» OBJECTIVE
Every line containing the word "this" needs to be found and copied.

________________________

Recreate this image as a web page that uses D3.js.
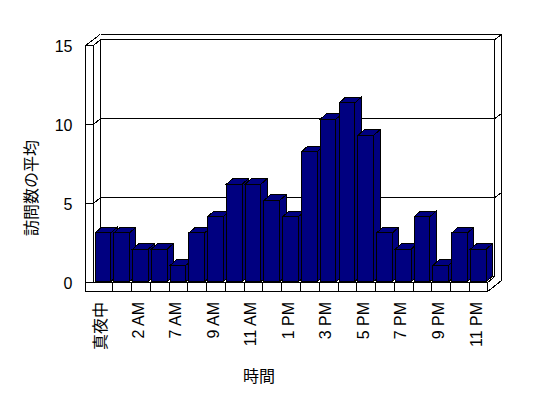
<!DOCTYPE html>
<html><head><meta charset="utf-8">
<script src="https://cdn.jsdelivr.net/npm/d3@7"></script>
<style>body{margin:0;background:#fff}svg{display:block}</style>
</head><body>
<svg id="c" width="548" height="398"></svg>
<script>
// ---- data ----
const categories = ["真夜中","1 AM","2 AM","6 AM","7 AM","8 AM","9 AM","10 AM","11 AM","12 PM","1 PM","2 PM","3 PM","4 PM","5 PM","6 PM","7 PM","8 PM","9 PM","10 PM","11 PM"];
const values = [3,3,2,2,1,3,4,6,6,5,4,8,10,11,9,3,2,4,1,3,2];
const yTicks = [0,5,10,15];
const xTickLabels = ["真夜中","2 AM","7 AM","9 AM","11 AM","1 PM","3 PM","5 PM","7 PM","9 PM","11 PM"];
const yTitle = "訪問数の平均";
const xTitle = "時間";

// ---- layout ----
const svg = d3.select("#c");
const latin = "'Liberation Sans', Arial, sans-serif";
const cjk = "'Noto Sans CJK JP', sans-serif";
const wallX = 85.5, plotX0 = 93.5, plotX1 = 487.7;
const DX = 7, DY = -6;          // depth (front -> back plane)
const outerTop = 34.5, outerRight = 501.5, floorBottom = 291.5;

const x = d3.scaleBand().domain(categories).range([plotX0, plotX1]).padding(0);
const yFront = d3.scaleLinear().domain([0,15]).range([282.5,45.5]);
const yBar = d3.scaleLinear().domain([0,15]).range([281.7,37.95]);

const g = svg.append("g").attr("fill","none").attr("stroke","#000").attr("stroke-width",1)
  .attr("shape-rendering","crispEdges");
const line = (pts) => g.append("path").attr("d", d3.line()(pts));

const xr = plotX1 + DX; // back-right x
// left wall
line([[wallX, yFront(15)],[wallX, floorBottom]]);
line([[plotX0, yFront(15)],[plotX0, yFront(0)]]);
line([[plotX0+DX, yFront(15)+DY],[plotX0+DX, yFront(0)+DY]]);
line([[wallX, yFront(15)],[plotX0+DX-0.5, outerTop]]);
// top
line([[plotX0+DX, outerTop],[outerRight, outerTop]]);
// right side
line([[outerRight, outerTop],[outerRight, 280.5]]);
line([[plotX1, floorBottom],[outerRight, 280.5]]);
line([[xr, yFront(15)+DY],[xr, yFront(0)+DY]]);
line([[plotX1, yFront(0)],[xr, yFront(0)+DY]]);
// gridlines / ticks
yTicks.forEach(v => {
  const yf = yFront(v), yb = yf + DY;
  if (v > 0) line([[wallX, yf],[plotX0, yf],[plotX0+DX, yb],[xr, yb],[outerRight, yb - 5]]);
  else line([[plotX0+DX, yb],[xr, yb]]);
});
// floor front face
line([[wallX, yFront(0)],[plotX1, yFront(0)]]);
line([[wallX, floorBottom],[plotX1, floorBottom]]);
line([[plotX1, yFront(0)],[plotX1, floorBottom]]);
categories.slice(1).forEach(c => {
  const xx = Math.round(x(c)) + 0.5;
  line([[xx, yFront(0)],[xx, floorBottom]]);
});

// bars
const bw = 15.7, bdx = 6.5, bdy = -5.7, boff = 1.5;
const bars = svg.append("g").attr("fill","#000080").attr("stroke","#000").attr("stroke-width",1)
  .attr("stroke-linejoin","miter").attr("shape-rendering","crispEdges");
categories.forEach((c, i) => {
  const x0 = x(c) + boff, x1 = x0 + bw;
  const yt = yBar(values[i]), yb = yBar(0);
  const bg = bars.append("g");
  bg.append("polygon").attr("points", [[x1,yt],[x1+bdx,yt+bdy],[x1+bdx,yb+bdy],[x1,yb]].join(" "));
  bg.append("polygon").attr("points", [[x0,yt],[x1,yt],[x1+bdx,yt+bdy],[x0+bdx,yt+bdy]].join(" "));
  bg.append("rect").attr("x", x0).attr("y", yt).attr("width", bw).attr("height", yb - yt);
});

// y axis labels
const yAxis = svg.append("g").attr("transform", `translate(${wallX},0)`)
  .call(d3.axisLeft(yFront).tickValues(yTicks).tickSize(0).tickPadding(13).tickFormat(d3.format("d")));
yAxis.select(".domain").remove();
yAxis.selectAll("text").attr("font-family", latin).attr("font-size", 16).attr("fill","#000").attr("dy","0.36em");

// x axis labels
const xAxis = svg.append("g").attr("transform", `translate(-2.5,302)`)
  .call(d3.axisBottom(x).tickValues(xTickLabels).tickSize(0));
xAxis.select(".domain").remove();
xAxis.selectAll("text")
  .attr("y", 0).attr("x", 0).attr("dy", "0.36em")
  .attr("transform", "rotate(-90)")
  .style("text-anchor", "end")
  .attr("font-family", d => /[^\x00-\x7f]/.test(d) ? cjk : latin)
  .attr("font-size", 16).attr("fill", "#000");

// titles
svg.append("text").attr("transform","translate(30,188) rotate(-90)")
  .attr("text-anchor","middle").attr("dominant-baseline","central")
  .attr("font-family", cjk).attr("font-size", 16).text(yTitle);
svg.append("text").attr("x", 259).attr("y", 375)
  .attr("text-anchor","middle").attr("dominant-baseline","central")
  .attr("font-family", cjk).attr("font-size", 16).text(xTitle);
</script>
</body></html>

________________________

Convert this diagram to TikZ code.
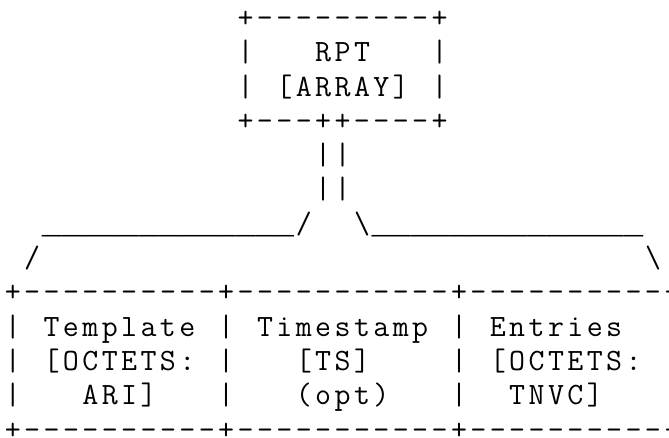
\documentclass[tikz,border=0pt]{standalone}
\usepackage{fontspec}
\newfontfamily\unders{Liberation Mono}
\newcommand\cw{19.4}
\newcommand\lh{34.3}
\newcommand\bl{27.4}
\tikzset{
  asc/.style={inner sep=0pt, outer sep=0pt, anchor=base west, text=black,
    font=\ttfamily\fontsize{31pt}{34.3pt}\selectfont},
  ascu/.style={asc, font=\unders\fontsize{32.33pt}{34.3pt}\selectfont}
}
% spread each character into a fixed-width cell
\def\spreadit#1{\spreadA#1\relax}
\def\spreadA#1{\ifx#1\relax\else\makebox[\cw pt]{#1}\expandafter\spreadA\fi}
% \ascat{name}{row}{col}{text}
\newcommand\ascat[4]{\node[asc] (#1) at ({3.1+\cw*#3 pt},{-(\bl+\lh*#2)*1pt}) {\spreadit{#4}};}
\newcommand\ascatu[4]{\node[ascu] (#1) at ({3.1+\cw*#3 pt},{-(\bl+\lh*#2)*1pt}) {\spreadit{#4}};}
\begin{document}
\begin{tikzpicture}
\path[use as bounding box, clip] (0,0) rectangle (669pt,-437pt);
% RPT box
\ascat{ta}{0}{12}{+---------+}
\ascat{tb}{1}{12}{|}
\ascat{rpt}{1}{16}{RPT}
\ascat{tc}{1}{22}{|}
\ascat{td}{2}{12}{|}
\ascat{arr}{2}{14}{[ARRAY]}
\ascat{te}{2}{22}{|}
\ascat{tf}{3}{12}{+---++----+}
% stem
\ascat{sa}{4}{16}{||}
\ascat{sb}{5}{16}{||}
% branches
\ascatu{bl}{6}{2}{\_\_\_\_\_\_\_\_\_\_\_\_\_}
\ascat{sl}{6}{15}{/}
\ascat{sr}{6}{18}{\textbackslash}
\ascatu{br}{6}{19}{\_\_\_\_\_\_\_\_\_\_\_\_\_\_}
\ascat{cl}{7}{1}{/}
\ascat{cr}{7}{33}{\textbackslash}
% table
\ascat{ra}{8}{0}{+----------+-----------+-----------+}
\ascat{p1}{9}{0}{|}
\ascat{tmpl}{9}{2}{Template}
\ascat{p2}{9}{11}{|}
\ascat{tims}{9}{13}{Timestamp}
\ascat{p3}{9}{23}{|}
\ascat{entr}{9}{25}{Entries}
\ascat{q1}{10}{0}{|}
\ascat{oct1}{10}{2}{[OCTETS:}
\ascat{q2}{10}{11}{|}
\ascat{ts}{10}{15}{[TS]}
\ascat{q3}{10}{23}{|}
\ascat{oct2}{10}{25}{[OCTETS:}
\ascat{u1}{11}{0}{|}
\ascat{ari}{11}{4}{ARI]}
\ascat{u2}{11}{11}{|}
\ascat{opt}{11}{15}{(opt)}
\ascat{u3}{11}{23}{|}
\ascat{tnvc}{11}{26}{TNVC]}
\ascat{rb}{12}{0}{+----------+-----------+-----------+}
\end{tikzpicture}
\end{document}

________________________

» TASK SOLUTION
Recreate this image as a web page that uses D3.js.
Convert this diagram to TikZ code.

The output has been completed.